Selon l'article 2048, les transactions se renferment dans leur objet : la renonciation qui est y faite à tous droits, actions et prétentions, ne s'entend que de ce qui est relatif au différend qui y a donné lieu.
Selon l'article 2049, les transactions ne règlent que les différends qui s'y trouvent compris, soit que les parties aient manifesté leur intention par des expressions spéciales ou générales, soit que l'on reconnaisse cette intention par une suite nécessaire de ce qui est exprimé.
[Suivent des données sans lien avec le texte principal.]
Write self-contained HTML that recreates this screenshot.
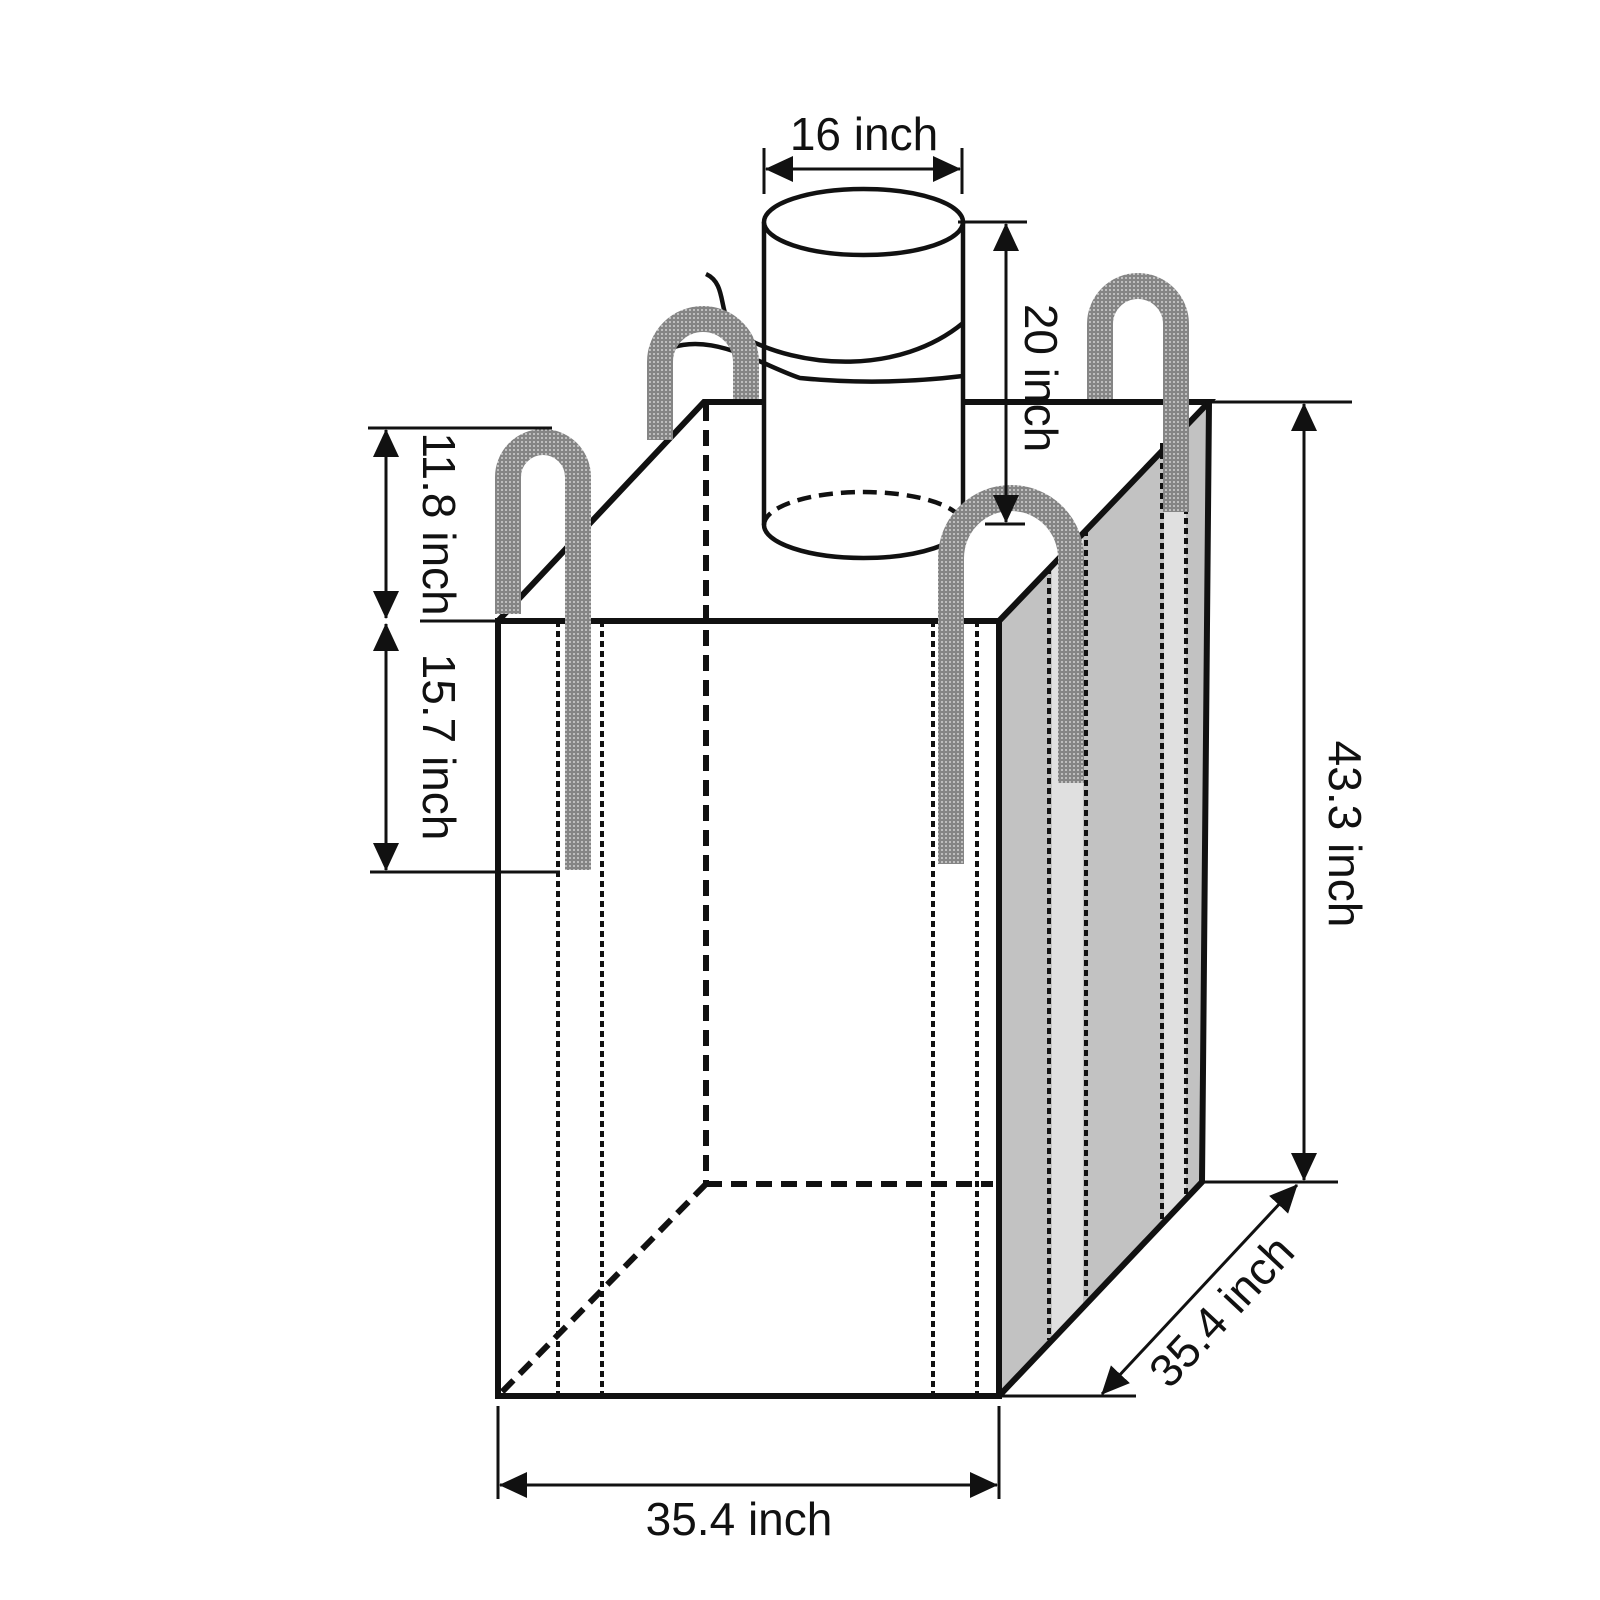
<!DOCTYPE html>
<html><head><meta charset="utf-8"><style>html,body{margin:0;padding:0;background:#fff}svg{display:block}text{font-family:"Liberation Sans",sans-serif;font-size:46px;fill:#111}</style></head><body>
<svg width="1600" height="1600" viewBox="0 0 1600 1600" xmlns="http://www.w3.org/2000/svg">
<defs>
<marker id="a" viewBox="0 0 28 26" refX="27" refY="13" markerWidth="28" markerHeight="26" markerUnits="userSpaceOnUse" orient="auto-start-reverse"><path d="M0,0 L28,13 L0,26 Z" fill="#111"/></marker>
<pattern id="dots" width="4" height="4" patternUnits="userSpaceOnUse"><rect width="4" height="4" fill="#858585"/><circle cx="2" cy="2" r="1" fill="#d0d0d0"/></pattern>
</defs>
<polygon points="999,621 1209,402 1202,1182 999,1396" fill="#c2c2c2"/>
<polygon points="1052,566 1083,534 1083,1304 1052,1336" fill="#e0e0e0"/>
<polygon points="1164,441 1186,418 1186,1197 1164,1221" fill="#e0e0e0"/>
<g stroke="#111" stroke-width="4" stroke-dasharray="6,4" fill="none">
<line x1="1049" y1="568" x2="1049" y2="1340"/><line x1="1086" y1="530" x2="1086" y2="1300"/>
<line x1="1162" y1="443" x2="1162" y2="1222"/><line x1="1186" y1="418" x2="1186" y2="1198"/>
<line x1="558" y1="621" x2="558" y2="1394"/><line x1="602" y1="621" x2="602" y2="1394"/>
<line x1="933" y1="621" x2="933" y2="1394"/><line x1="977" y1="621" x2="977" y2="1394"/>
</g>
<g stroke="#111" stroke-width="6" stroke-dasharray="16,9" fill="none">
<line x1="706" y1="405" x2="706" y2="1184"/><line x1="706" y1="1184" x2="993" y2="1184"/><line x1="706" y1="1184" x2="500" y2="1394"/>
</g>
<g stroke="#111" stroke-width="6" fill="none" stroke-linejoin="miter">
<rect x="498" y="621" width="501" height="775"/>
<polyline points="498,621 704,402 1209,402 999,621"/>
<polyline points="1209,402 1202,1182 999,1396"/>
</g>
<rect x="764" y="222" width="199" height="303" fill="#fff"/>
<g stroke="#111" stroke-width="4.5" fill="none">
<line x1="764" y1="222" x2="764" y2="525"/><line x1="963" y1="222" x2="963" y2="525"/>
<ellipse cx="863.5" cy="222" rx="99.5" ry="33" fill="#fff"/>
<path d="M764,525 A99.5,33 0 0 0 963,525"/>
<path d="M764,525 A99.5,33 0 0 1 963,525" stroke-dasharray="14,8"/>
<path d="M706,274 C730,285 715,320 740,335 C800,370 900,375 963,323"/>
<path d="M652,358 C700,322 760,365 800,378 C870,385 930,380 963,376"/>
</g>
<g stroke="url(#dots)" stroke-width="26" fill="none">
<path d="M508,614 L508,477 A35,35 0 0 1 578,477 L578,870"/>
<path d="M660,440 L660,362 A43,43 0 0 1 746,362 L746,399"/>
<path d="M951,864 L951,558 A60,60 0 0 1 1071,558 L1071,783"/>
<path d="M1100,399 L1100,324 A38,38 0 0 1 1176,324 L1176,512"/>
</g>
<g stroke="#111" stroke-width="3" fill="none">
<line x1="764" y1="148" x2="764" y2="194"/><line x1="962" y1="148" x2="962" y2="194"/>
<line x1="766" y1="169" x2="960" y2="169" marker-start="url(#a)" marker-end="url(#a)"/>
<line x1="958" y1="222" x2="1027" y2="222"/><line x1="985" y1="524" x2="1025" y2="524"/>
<line x1="1006" y1="224" x2="1006" y2="522" marker-start="url(#a)" marker-end="url(#a)"/>
<line x1="1209" y1="402" x2="1352" y2="402"/><line x1="1202" y1="1182" x2="1338" y2="1182"/>
<line x1="1304" y1="404" x2="1304" y2="1180" marker-start="url(#a)" marker-end="url(#a)"/>
<line x1="999" y1="1396" x2="1136" y2="1396"/>
<line x1="1297" y1="1185" x2="1102" y2="1394" marker-start="url(#a)" marker-end="url(#a)"/>
<line x1="498" y1="1406" x2="498" y2="1499"/><line x1="999" y1="1406" x2="999" y2="1499"/>
<line x1="500" y1="1485" x2="997" y2="1485" marker-start="url(#a)" marker-end="url(#a)"/>
<line x1="368" y1="428" x2="552" y2="428"/><line x1="420" y1="621" x2="498" y2="621"/><line x1="370" y1="872" x2="560" y2="872"/>
<line x1="386" y1="430" x2="386" y2="618" marker-start="url(#a)" marker-end="url(#a)"/>
<line x1="386" y1="624" x2="386" y2="870" marker-start="url(#a)" marker-end="url(#a)"/>
</g>
<text x="864" y="150" text-anchor="middle">16 inch</text>
<text transform="translate(1025,378) rotate(90)" text-anchor="middle">20 inch</text>
<text transform="translate(1329,834) rotate(90)" text-anchor="middle">43.3 inch</text>
<text transform="translate(1233,1322) rotate(-47)" text-anchor="middle">35.4 inch</text>
<text x="739" y="1535" text-anchor="middle">35.4 inch</text>
<text transform="translate(423,524) rotate(90)" text-anchor="middle">11.8 inch</text>
<text transform="translate(423,747) rotate(90)" text-anchor="middle">15.7 inch</text>
</svg>
</body></html>
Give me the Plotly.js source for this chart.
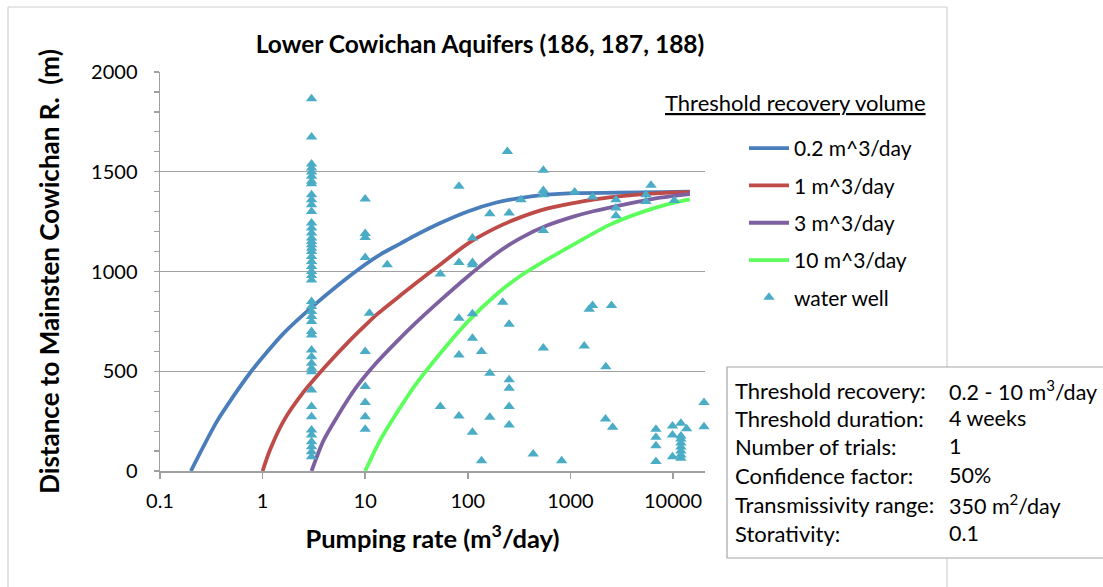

Suivant avenant au contrat de bail reçu par Maître I... le 29 mars 2012, la SARL CAPTAIN'S CABIN et le CHU de Clermont-Ferrand ont convenu d'une diminution provisoire du loyer à compter du 1er janvier 2012, à la somme annuelle de 18 000 euros hors charges, 'compte tenu des travaux à effectuer par le locataire dans les locaux susvisés'. Par application de la clause prévoyant que cette baisse de loyer serait renouvelable à la demande du preneur en fonction de l'avancement des travaux à réaliser par le locataire, le CHU de Clermont-Ferrand, par lettre du 4 octobre 2012, a accepté la reconduction de cet avenant pour l'année 2013.
Ainsi que l'a relevé le tribunal, les réductions de loyers liées aux travaux ne concernent pas l'année 2011 aux termes de l'avenant.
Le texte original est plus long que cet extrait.